(Bloomberg) -- The U.K. government proposed a series of measures to punish directors who behave irresponsibly and protect workers and suppliers from the worst effects of bankruptcies.
The steps will be outlined Tuesday, the government said in an emailed statement that flagged how “a small number of recent corporate governance failures have raised concerns that company directors can unfairly shield themselves from the effects of insolvency and -- in the worst cases -- profit from business failures while workers and small suppliers lose out.”
The announcement comes two months after the collapse of government contractor Carillion Plc, which left ministers grappling with how to salvage tens of thousands of jobs and public-private contracts affecting schools, hospitals, roads and military facilities around the country.

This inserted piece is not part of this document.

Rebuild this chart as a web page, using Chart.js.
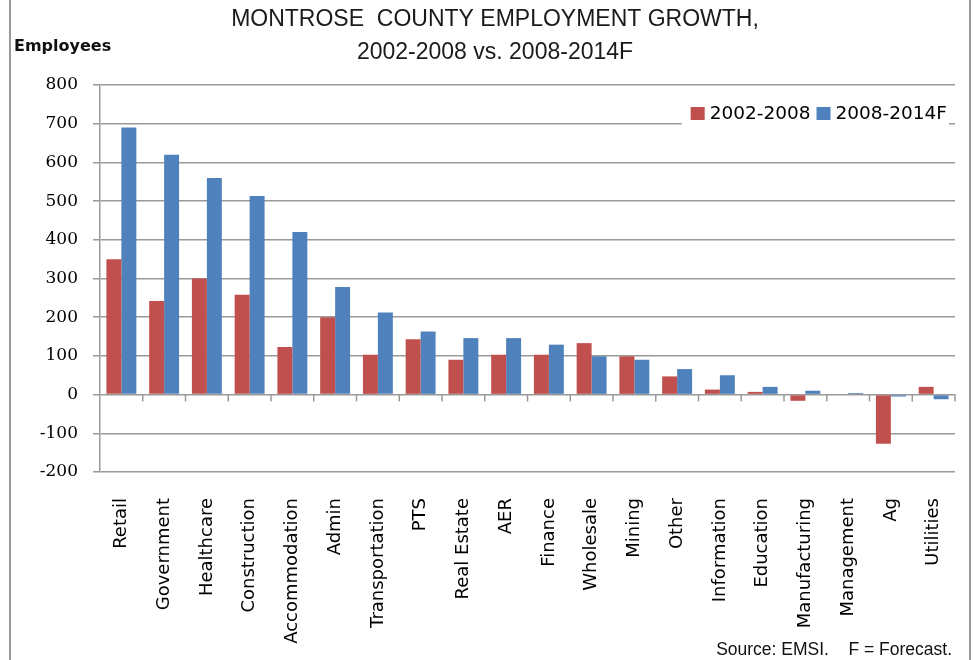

Proposals include fines and disqualification for company directors who sell companies “recklessly,” reversing “inappropriate asset-stripping” in order to return money to creditors such as workers and suppliers, and giving the government’s Insolvency Service the power to investigate directors who dissolve companies to avoid large debts.
Ministers will also examine how to improve decision-making around the payment of dividends in order to make it more transparent. The government will also strengthen the role and responsibilities of shareholders in determining how companies they invest in are run. A new law will be introduced in coming months requiring companies to reveal the pay ratio between bosses and employees.